Step 8: The hands can be kept on the side but ask the participants to raise their hands above their head if possible.
Step 9: While they are holding this pose for about a minute and when they repeat it on the other side, they only have to focus on its effect on their body, the muscles, the standing leg and the folded leg.
This is a wonderful exercise to get people to hone their ability to focus. Also, it gets people to move their focus inward and helps them to start listening to their body; not to mention that all the effort required to maintain balance helps to ground a person in the moment.
5. Because there is joy to be found everywhere and in all things
This is another simple activity that helps people to improve focus while they are having fun. Plus, it also helps them to build the all-important virtue of patience.
This exercise can be turned into an indoor + outdoor event or the facilitator can do his/her homework and keep the activity exclusively indoors. Take a look at how to get this exercise under way.
Step 1: If you are heading out with the group, ask each member to pick up a smooth rock that appeals to them the most. If you are doing the exercise indoors, collect enough smooth rocks to go around the group twice over.
Step 2: If the rocks have been collected by the participants, once they are back, ask them to explain what attracted them to the rock or why they picked that specific rock and no other.
When conducting the exercise indoors place all the rocks on the ground and ask each participant to pick his favorite rock. Then, ask why that particular rock appealed to him/her
Step 3: Divide the group into two teams (each should have at least 8 members). If you don’t have as many participants, get the whole group together for this next step.
Step 4: Ask the participants to pile the rocks one of top of the other such that they stay in place. To make the task challenging, give them small paper cutouts (cut into circles of 6-8 inches).

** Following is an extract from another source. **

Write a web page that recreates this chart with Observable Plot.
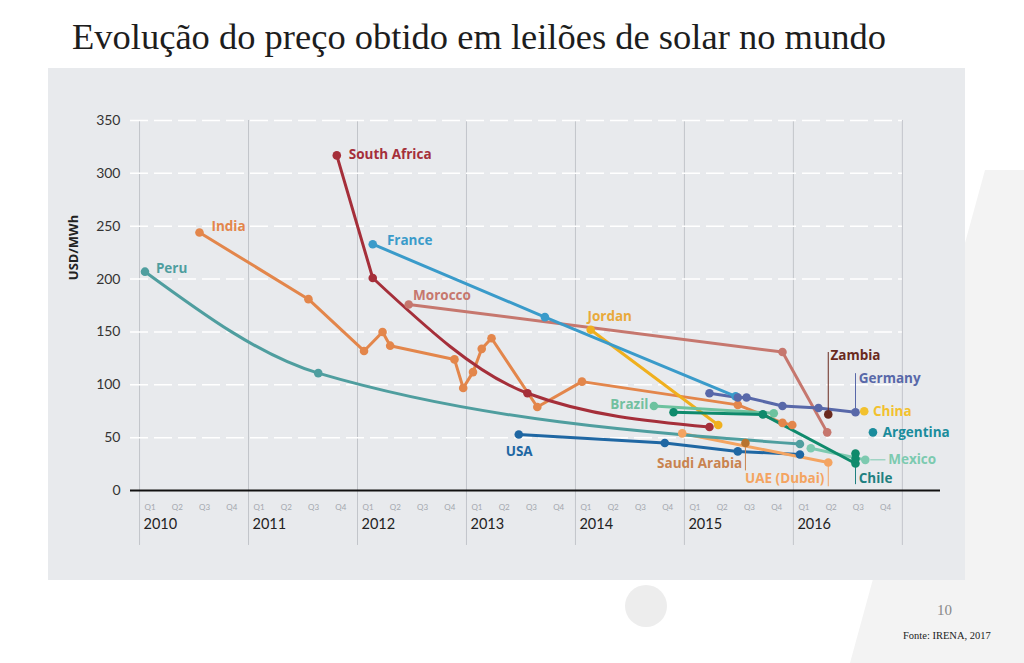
<!DOCTYPE html>
<html><head><meta charset="utf-8">
<script src="https://cdn.jsdelivr.net/npm/d3@7"></script>
<script src="https://cdn.jsdelivr.net/npm/@observablehq/plot@0.6"></script>
<style>
body{margin:0;background:#fff;width:1024px;height:663px;overflow:hidden;position:relative;font-family:Lato,sans-serif}
#title{position:absolute;left:72px;top:15px;font-family:"Liberation Serif",serif;font-size:36.5px;color:#1d1d1d;white-space:nowrap}
#chart{position:absolute;left:48px;top:68px}
#deco{position:absolute;left:0;top:0}
#page{position:absolute;left:937px;top:602px;font-family:"Liberation Serif",serif;font-size:15px;color:#888}
#src{position:absolute;left:903px;top:630px;font-family:"Liberation Serif",serif;font-size:10.5px;color:#222}
</style></head>
<body>
<svg id="deco" width="1024" height="663"><polygon points="985,170 1024,170 1024,663 850,663" fill="#f3f3f3"/><circle cx="646" cy="606" r="21" fill="#ededed"/></svg>
<div id="title">Evolução do preço obtido em leilões de solar no mundo</div>
<div id="chart"></div>
<div id="page">10</div>
<div id="src">Fonte: IRENA, 2017</div>
<script>
// ---- data (time in fractional years, price in USD/MWh) ----
const peru        = [[2010.05,207],[2011.64,111],[2016.06,44]];
const india       = [[2010.55,244],[2011.55,181],[2012.06,132],[2012.23,150],[2012.30,137],[2012.89,124],[2012.97,97],[2013.06,112],[2013.14,134],[2013.23,144],[2013.65,79],[2014.06,103],[2015.49,81],[2015.90,64],[2015.99,62]];
const southAfrica = [[2011.81,317],[2012.14,201],[2013.56,92],[2015.23,60]];
const france      = [[2012.14,233],[2013.72,164],[2015.47,89]];
const morocco     = [[2012.47,176],[2015.90,131],[2016.31,55]];
const jordan      = [[2014.14,152],[2015.31,62]];
const brazil      = [[2014.72,80],[2015.82,73]];
const usa         = [[2013.48,53],[2014.82,45],[2015.49,37],[2016.06,34]];
const germany     = [[2015.23,92],[2015.49,88],[2015.57,88],[2015.90,80],[2016.23,78],[2016.57,74]];
const chile       = [[2014.90,74],[2015.72,72],[2016.57,25.5]];
const chileExtra  = [[2016.57,35],[2016.57,30]];
const mexico      = [[2016.16,40],[2016.66,29]];
const uae         = [[2014.98,54],[2016.32,26.5]];
const saudi       = [[2015.56,45]];
const zambia      = [[2016.32,72]];
const china       = [[2016.65,75]];
const argentina   = [[2016.73,55]];

const yTicks = [0,50,100,150,200,250,300,350];
const years = [2010,2011,2012,2013,2014,2015,2016];
const yearLines = [2010,2011,2012,2013,2014,2015,2016,2017];
const quarters = ["Q1","Q2","Q3","Q4"];

const colors = {
  Peru:"#4f9e9f", India:"#e3864b", "South Africa":"#a52f3a", France:"#3a9bca",
  Morocco:"#c6776e", Jordan:"#f0b01e", Brazil:"#6dc29f", USA:"#1f67a3",
  Germany:"#5868a9", Chile:"#0f8a6c", Mexico:"#7dcab0", "UAE (Dubai)":"#f4a461",
  "Saudi Arabia":"#b8742f", Zambia:"#6a2a1e", China:"#f2c12e", Argentina:"#1a8c9c"
};
const labelColors = {...colors, Jordan:"#e9a93b", "Saudi Arabia":"#c9834f", Chile:"#1f8080", Brazil:"#72c0a0"};

// [name, points, index from which the line is drawn as a smooth curve (null = straight)]
const series = [
  ["Peru",peru,0],["India",india,null],["South Africa",southAfrica,1],["France",france,0],
  ["Morocco",morocco,null],["Jordan",jordan,null],["Brazil",brazil,null],["USA",usa,null],
  ["Germany",germany,null],["UAE (Dubai)",uae,null],["Mexico",mexico,null],["Chile",chile,null],
  ["Saudi Arabia",saudi,null],["Zambia",zambia,null],["China",china,null],["Argentina",argentina,null]
];
const toRows = (c, pts) => pts.map(([t,v]) => ({c,t,v}));
const rows = series.flatMap(([c,pts]) => toRows(c,pts));
const straightRows = series.flatMap(([c,pts,s]) => toRows(c, s === null ? pts : pts.slice(0, s + 1)));
const smoothRows = series.flatMap(([c,pts,s]) => s === null ? [] : toRows(c, pts.slice(s)));
const extraRows = toRows("Chile", chileExtra);

// annotation placement
const labelsStart = [
  ["Peru",2010.15,210],["India",2010.66,250],["South Africa",2011.92,318],["France",2012.27,236],
  ["Morocco",2012.51,184],["Jordan",2014.11,164],["USA",2013.36,37],["Zambia",2016.34,128],
  ["Germany",2016.60,106],["China",2016.73,75],["Argentina",2016.82,55],["Mexico",2016.87,29],["Chile",2016.60,11.5]
].map(([c,t,v])=>({c,t,v}));
const labelsEnd = [["Brazil",2014.67,81],["UAE (Dubai)",2016.285,11.5],["Saudi Arabia",2015.53,25.5]].map(([c,t,v])=>({c,t,v}));
const leaders = [
  ["Zambia",2016.32,131,2016.32,76],["Germany",2016.57,111,2016.57,78],["Saudi Arabia",2015.56,41,2015.56,19],
  ["UAE (Dubai)",2016.32,23.5,2016.32,4],["Chile",2016.57,22.5,2016.57,6],["Mexico",2016.705,29,2016.845,29]
].map(([c,x1,y1,x2,y2])=>({c,x1,y1,x2,y2}));

const qRows = years.flatMap(y => quarters.map((q,i) => ({t: y + i/4, q})));

const xStart = 2009.917, xEnd = 2017.35;
const labelFont = "'Open Sans', Lato, sans-serif";

const chart = Plot.plot({
  width: 917, height: 512,
  marginLeft: 82, marginRight: 25, marginTop: 52, marginBottom: 90,
  style: {background:"#e8eaed", fontFamily:"Lato, sans-serif"},
  x: {domain:[xStart,xEnd], axis:null},
  y: {domain:[0,350], axis:null},
  marks: [
    Plot.ruleX(yearLines, {x: d=>d, y1: 350, y2: -52, stroke:"#c2c5ca", strokeWidth:1}),
    Plot.ruleY(yTicks.filter(d=>d>0), {y: d=>d, x1: xStart, x2: 2017, stroke:"#ffffff", strokeWidth:1.5, strokeDasharray:"18,6"}),
    Plot.ruleY([0], {x1: xStart, x2: xEnd, stroke:"#111", strokeWidth:2}),
    Plot.text(yTicks, {x: xStart, y: d=>d, text: d=>String(d), textAnchor:"end", dx:-10, fontSize:14, fill:"#333"}),
    Plot.text(["USD/MWh"], {y: 199, frameAnchor:"left", dx:-57, rotate:-90, text:d=>d, fontSize:13, fontWeight:"bold", fill:"#222", fontFamily: labelFont}),
    Plot.text(qRows, {x:"t", y:0, text:"q", textAnchor:"start", dx:5, dy:17, fontSize:8, fill:"#a3a7ad"}),
    Plot.text(years, {x:d=>d, y:0, text:d=>String(d), textAnchor:"start", dx:4, dy:34, fontSize:14.5, fill:"#222"}),
    Plot.line(straightRows, {x:"t", y:"v", z:"c", stroke:d=>colors[d.c], strokeWidth:3}),
    Plot.line(smoothRows, {x:"t", y:"v", z:"c", stroke:d=>colors[d.c], strokeWidth:3, curve:"monotone-x"}),
    Plot.link(leaders, {x1:"x1", y1:"y1", x2:"x2", y2:"y2", stroke:d=>labelColors[d.c], strokeWidth:1}),
    Plot.dot(rows, {x:"t", y:"v", fill:d=>colors[d.c], r:4.3}),
    Plot.dot(extraRows, {x:"t", y:"v", fill:d=>colors[d.c], r:4.3}),
    Plot.text(labelsStart, {x:"t", y:"v", text:"c", fill:d=>labelColors[d.c], textAnchor:"start", fontSize:13.5, fontWeight:"bold", fontFamily: labelFont}),
    Plot.text(labelsEnd, {x:"t", y:"v", text:"c", fill:d=>labelColors[d.c], textAnchor:"end", fontSize:13.5, fontWeight:"bold", fontFamily: labelFont})
  ]
});
document.getElementById("chart").appendChild(chart);
</script>
</body></html>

The trick is to build the rock tower inside the circle. Another way is to balance a small plush toy on the rock tower once it is completed or you could include toy figurines in the setup. The idea is to make the tower building exercise as challenging as possible.
It goes without saying that the tower will crumble several times before the participants manage to put all the pieces in their place. After the first two rounds of crumbling, you tell the team that every time their tower collapses, they have to pause for 10 seconds and give themselves a positive affirmation to get through the frustration and to hold on to their patience.
At the end of the activity discuss the difference in the team’s performance on the task and the personal thoughts and emotions of each participant, before and after the positive affirmations.
Fun Mindfulness Exercises For Groups
6. Don’t lose your marbles
You will need 3-4 marbles and as many empty paper towel/toilet paper rolls as the number of participants. Ask the group to stand in a circle and give a marble to one of the participants.
The marble has to be passed around but the trick is to only use the empty roll to pass it around and never touch the marble with your hands. If you think that a single marble is no match for the deft empty roll handling of the group, add another marble to pass around.
7. So, what’s your story
This is a very popular exercise that gets everybody to focus on “now” and to listen closely. Plus, it involves a healthy dose of creativity. To enjoy this activity, you have to pick a story. Fairy tales are all too common, so go for the story of a movie or an event that is in the news.
You start the story and then snap your finger in front of a participant randomly. He/she picks up the story from where you left off and continues narrating till you snap your finger in front of another participant, who is also chosen randomly.
8. No feelings, only facts please
Collect a bunch of random objects and place them inside a paper bag. Remove the objects and put them on a table or in a tray for the group to see. Ask each participant to describe 1-2 of the objects.
The catch here is that they can only state the facts and not their assumptions or judgments. For instance, if one of the objects is a fruit, they cannot use a statement such as, “it looks ripe or I think it must be sweet”. Ask the other participants to listen closely and catch statements of assumptions and judgments and question the speaker about these once he is done describing his objects.
9. Feel the walk
Get everybody to take off their shoes and socks. This is a simple exercise but one that gets people to focus keenly on their own bodies or rather a specific part of it. The entire group walks around in a line all across the room.
And while they are using those pins all they have to do is notice the sensations they feel at the bottom of their feet and the thoughts these bring up. Clarify to the group beforehand that the mind will wander as they walk. But, it is their job to acknowledge the thought and pry their mind away from it and bring their focus back to what their feet are feeling.
10. Too many balls and too much fun
Because the participants start by tossing a ball among themselves, this exercise may seem puerile at first. But, when you add another ball to the game and then another, things can quickly get out of hands for all those who thought that they had a grip on the game and the ball. You would be surprised at how much focus it takes to stop the balls from falling to the ground as they get tossed from one person to another.
11. Listen with all your attention
This is a highly interactive exercise and one that is bound to induce serious laughter. You tell the group that they only have two words to communicate, “PING” and “PONG”. When one person says, “Ping” and points at another person, the second person (one who is being pointed at) has to say “Pong”.
This second person then points to a third who has to say “Ping” and he in turn points to a fourth person, and so on. Tell the participants that they can point at any other group member randomly. Start the game slow but speed it up within minutes and you will see how hard people have to concentrate to simply keep themselves in the moment.
12. Whose line is it anyway
This one is based on the popular TV Show but unlike the 2 or 4 performers who play out a skit in the show, for this game, you make a list of different skills. Write these on small paper chits (one skill per chit).
Put these chits into a bowl and from thereon go about the game as you would with Pictionary. The participant who picks the chit can use pictures and gestures to describe the skill but not words, and his team members have to guess what he is trying to convey to them.
And that brings us to the end….
There you have it folks, a list of 12 simple mindfulness exercises that can be used with groups of all sizes and in all settings. In fact, you could just as well use these activities when enjoying the weekend with your family as you could with your coworkers or students.
Although these exercises do not require a lot of planning or preparation, they guarantee a lot of fun and above all they create a culture and habit of mindfulness, albeit in a very subtle manner. So, enjoy yourself and learn while you are laughing away the worries, the stress and the negativity.